Will turn Chinese military into ‘Great Wall of steel’: China President Xi Jinping


BEIJING: President Xi Jinping on Monday vowed to build China’s military into a “Great Wall of steel” to protect the its sovereignty and developmental interests as he sought a bigger role for Beijing in global affairs, days after brokering a Saudi Arabia-Iran detente, regarded as a diplomatic coup.
Speaking for the first time since the rubber-stamp Parliament last week approved his precedent-breaking third term as head of state, Xi called on the nation to uphold the leadership of the ruling Communist Party of China (CPC) headed by him. “This is my third time assuming the lofty office of president,” Xi, 69, said at the closing ceremony of China’s national legislature, adding that “the trust of the people is the biggest driving force for me to move forward, and it is also a heavy responsibility on my shoulders”.
He pledged that he would “faithfully perform the duties entrusted by the Constitution” and would “never let down the great trust” of all Chinese people. “Security is the bedrock of development, while stability is a prerequisite for prosperity,” Xi said
Xi also called for efforts to advance the modernisation of China’s defence forces and build the people’s armed forces into a “Great Wall of steel” that is capable of effectively safeguarding national sovereignty, security and development interests.

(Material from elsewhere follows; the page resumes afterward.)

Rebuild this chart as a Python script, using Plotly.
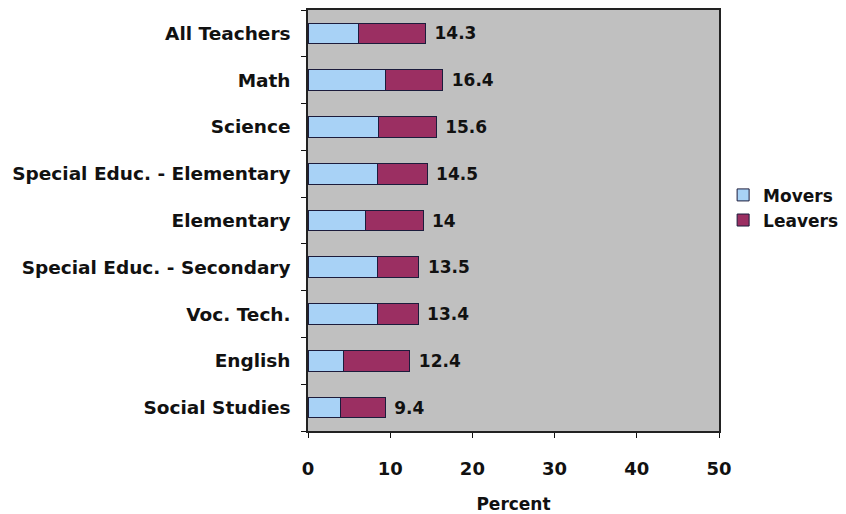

Xi’s reference to the Great Wall was significant as the mammoth structure, with a total length of more than 20,000 km, was built over centuries by China’s emperors to protect their territory. It also came amid growing tensions between China and the US and some neighbouring countries. Xi is regarded as the ‘core leader’ of the party very much like the party founder Mao Zedong.
In his speech at the NPC closing ceremony attended by about 3,000 legislators, Xi said China will play an active part in the reform and development of the global governance system to advance the implementation of his initiatives — the Global Development Initiative (GDI) and the Global Security Initiative (GSI), which aims to expand Beijing’s diplomatic role in the world.